§ **Your instructions**
Print exactly the lines below between the line containing "Give me the matplotlib source for this chart." and the line containing "plt.rcParams['font.family'] = ['Liberation", counting both of those lines. Leave pictures out.

##########

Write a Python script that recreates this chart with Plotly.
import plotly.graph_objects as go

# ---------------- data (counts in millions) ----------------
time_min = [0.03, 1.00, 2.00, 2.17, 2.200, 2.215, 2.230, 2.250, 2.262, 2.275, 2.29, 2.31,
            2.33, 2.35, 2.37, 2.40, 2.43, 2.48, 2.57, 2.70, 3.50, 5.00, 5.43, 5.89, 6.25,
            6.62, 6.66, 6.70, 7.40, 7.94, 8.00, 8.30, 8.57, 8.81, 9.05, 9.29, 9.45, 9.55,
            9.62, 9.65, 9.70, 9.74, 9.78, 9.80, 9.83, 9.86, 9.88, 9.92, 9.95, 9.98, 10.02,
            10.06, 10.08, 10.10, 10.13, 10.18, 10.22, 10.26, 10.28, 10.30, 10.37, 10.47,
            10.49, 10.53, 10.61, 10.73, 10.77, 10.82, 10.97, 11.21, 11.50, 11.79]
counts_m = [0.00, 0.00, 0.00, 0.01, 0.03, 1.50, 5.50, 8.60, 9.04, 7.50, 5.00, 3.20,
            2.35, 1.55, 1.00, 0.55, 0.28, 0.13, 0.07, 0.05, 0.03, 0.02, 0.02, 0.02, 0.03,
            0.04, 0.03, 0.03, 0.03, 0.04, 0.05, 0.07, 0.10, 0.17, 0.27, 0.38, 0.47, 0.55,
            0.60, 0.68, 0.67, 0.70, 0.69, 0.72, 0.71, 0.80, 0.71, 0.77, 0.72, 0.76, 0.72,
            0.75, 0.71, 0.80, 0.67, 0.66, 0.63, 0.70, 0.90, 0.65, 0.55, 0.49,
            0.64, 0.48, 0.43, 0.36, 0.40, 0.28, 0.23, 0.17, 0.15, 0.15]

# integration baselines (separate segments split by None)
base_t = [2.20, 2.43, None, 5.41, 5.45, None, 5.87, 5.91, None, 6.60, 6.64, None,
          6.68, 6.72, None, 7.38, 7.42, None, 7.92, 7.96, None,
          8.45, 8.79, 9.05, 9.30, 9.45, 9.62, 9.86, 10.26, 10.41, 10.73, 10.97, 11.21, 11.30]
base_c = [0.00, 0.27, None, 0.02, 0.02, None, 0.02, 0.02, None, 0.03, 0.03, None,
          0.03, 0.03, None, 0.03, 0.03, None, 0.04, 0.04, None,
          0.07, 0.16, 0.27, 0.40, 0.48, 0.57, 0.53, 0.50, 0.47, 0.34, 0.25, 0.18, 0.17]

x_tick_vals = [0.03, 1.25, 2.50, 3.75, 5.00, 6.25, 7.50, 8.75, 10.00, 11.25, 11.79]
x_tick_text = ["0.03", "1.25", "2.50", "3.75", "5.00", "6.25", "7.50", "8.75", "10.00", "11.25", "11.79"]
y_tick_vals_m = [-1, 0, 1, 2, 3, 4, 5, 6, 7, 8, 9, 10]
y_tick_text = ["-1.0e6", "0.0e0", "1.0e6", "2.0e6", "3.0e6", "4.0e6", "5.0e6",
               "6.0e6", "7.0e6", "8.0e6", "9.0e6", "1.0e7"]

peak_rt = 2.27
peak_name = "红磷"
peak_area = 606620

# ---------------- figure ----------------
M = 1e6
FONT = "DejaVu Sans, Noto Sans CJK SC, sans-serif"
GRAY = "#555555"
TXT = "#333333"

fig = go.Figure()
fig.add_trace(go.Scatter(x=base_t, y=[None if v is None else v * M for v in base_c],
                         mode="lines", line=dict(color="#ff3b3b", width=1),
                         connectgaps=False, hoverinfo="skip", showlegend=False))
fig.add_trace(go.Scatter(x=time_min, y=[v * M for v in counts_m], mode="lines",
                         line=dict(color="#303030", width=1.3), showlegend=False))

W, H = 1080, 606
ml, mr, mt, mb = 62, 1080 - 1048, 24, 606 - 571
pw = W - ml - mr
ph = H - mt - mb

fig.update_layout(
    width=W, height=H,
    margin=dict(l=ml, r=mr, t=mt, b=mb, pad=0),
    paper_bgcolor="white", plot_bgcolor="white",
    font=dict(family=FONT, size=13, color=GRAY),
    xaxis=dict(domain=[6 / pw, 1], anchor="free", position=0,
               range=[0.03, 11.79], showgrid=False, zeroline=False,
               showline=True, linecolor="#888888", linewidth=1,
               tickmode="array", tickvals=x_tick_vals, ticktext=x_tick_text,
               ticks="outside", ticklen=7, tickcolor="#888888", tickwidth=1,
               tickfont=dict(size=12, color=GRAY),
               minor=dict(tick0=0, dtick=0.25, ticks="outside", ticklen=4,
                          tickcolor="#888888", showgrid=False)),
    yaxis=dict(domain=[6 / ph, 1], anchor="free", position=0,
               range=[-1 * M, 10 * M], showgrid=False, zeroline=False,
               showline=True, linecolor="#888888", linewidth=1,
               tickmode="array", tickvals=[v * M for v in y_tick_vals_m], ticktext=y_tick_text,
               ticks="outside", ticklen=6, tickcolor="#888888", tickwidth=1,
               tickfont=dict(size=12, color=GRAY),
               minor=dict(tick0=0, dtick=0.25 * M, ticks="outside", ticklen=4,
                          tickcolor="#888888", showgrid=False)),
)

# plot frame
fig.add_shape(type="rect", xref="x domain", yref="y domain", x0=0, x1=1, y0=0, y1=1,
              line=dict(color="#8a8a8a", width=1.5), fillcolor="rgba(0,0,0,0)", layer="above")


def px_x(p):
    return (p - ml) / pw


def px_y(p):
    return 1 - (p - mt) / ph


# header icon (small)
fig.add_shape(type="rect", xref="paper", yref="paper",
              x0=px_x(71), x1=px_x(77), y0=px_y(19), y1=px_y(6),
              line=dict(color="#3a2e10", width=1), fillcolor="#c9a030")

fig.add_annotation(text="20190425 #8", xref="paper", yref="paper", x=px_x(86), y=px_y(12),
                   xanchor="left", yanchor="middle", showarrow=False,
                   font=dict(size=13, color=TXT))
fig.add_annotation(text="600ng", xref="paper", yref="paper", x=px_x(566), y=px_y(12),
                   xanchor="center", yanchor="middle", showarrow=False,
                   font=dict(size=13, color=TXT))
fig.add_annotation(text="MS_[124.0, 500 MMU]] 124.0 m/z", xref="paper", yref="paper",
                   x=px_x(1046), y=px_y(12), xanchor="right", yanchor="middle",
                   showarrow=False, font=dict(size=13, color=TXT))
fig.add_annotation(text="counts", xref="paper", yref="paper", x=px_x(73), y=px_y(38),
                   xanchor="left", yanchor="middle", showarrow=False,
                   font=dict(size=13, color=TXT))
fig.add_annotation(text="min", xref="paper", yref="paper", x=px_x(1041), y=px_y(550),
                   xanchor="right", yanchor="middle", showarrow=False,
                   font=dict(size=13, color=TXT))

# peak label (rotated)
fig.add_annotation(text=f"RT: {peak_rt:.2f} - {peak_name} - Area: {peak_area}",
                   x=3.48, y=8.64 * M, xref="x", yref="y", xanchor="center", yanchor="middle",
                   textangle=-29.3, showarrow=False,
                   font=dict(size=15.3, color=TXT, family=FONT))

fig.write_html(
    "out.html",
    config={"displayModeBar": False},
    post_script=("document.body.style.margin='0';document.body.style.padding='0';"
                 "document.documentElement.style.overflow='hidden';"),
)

##########

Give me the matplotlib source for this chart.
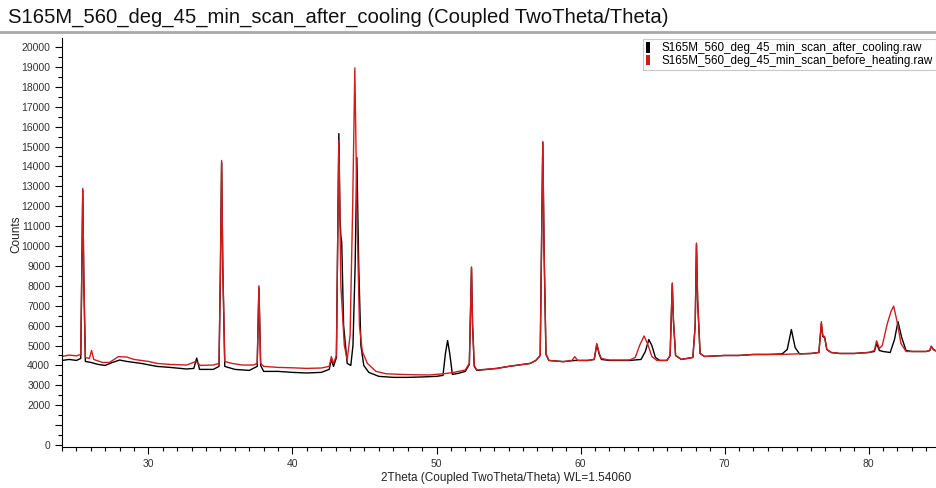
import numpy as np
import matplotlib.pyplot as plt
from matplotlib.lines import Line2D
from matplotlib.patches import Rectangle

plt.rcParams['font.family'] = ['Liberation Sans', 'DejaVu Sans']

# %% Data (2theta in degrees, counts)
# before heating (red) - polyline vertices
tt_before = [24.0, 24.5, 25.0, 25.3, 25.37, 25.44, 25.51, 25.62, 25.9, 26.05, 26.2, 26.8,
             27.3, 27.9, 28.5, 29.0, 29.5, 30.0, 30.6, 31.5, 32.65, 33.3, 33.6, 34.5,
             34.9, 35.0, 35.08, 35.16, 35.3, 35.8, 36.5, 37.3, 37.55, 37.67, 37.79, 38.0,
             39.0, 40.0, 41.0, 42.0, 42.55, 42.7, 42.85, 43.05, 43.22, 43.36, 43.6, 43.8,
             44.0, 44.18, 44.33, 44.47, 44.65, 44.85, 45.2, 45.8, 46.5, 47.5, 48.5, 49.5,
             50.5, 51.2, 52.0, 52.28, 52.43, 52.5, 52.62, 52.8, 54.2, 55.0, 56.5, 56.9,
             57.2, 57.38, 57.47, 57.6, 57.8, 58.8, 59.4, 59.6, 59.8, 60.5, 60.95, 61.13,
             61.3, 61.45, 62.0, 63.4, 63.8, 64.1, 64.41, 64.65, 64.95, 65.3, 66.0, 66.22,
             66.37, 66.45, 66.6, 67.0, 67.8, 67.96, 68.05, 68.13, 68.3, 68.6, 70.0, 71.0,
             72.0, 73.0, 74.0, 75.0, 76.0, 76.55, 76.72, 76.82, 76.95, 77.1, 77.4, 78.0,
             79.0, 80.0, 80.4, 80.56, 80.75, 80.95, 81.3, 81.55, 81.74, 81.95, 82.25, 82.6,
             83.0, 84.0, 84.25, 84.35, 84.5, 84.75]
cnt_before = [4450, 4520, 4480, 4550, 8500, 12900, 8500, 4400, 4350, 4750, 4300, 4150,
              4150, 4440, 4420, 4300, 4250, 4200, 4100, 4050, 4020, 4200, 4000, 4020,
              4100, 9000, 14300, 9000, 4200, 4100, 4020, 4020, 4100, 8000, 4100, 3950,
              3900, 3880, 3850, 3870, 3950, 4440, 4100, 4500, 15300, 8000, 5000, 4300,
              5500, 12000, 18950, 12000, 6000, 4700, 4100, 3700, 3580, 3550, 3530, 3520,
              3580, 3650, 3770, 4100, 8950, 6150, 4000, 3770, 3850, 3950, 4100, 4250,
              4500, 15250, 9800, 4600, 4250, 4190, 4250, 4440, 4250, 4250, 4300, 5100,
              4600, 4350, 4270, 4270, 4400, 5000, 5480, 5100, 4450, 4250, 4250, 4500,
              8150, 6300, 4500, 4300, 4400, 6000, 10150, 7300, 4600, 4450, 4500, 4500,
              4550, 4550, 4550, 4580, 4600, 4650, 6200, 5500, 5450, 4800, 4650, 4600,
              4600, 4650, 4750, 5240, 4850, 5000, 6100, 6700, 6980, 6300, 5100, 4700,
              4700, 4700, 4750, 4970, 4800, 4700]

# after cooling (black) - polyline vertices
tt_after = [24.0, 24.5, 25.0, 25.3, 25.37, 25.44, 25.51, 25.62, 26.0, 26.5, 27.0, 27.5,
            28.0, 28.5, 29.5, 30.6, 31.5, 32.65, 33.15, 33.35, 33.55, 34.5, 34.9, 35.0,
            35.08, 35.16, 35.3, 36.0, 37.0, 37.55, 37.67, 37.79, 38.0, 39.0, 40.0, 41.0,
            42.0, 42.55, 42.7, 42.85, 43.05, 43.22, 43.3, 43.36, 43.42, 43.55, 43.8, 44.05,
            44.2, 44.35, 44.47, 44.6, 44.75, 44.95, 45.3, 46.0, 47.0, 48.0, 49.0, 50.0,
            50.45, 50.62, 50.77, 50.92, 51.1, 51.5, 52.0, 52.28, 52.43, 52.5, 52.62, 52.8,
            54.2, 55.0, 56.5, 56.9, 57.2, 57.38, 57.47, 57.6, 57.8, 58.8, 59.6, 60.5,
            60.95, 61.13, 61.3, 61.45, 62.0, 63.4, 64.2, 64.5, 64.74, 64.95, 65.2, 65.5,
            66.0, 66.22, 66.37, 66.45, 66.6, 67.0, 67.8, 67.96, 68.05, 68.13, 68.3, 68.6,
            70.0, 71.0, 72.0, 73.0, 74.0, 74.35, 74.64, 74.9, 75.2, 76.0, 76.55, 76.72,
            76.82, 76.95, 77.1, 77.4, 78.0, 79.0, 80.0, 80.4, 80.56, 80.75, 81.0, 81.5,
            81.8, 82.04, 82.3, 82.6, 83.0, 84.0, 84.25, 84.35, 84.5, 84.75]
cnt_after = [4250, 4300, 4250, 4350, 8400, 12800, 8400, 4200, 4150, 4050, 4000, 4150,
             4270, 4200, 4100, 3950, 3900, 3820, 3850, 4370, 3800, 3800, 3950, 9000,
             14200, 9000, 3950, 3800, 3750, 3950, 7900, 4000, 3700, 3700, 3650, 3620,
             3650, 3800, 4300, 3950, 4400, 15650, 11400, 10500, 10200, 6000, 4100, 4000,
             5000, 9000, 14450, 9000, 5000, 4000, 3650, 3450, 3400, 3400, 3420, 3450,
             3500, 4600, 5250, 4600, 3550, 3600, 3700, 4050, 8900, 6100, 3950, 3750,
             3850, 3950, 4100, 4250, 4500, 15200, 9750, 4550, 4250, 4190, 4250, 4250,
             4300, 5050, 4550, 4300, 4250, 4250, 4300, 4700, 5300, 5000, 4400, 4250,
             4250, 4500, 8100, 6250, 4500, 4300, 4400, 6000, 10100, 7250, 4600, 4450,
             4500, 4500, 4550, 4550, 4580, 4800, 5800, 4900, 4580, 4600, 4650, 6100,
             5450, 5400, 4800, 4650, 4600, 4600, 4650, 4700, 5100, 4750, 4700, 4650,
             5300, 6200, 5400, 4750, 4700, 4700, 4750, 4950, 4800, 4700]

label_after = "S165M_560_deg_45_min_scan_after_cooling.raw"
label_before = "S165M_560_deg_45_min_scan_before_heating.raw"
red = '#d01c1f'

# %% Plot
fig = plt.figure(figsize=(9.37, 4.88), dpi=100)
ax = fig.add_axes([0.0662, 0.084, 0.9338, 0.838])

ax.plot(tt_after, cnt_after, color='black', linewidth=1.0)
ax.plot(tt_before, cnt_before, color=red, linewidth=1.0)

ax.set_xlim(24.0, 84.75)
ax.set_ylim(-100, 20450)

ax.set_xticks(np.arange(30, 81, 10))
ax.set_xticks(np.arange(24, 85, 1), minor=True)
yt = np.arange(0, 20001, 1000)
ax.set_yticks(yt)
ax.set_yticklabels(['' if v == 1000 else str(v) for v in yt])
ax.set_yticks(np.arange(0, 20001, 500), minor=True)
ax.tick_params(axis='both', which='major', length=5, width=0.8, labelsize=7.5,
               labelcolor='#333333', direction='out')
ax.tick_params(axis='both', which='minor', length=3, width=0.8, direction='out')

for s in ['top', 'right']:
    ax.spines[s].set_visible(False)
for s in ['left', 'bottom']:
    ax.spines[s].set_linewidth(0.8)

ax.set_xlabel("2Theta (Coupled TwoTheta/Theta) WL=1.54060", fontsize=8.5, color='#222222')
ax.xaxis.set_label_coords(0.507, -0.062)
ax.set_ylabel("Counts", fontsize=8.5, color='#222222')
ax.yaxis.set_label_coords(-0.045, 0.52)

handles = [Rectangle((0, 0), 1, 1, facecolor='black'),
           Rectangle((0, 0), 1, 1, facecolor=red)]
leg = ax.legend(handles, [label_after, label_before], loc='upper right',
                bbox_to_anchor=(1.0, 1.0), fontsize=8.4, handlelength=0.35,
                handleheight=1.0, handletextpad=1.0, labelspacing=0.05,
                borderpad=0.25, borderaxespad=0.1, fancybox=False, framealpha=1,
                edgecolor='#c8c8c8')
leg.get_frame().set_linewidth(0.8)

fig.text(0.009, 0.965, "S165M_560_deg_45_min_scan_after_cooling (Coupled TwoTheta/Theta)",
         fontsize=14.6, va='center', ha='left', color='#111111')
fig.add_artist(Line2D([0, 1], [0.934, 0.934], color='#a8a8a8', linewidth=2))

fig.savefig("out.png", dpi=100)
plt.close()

##########

§ **Correct result**
Give me the matplotlib source for this chart.
import numpy as np
import matplotlib.pyplot as plt
from matplotlib.lines import Line2D
from matplotlib.patches import Rectangle

plt.rcParams['font.family'] = ['Liberation Sans', 'DejaVu Sans']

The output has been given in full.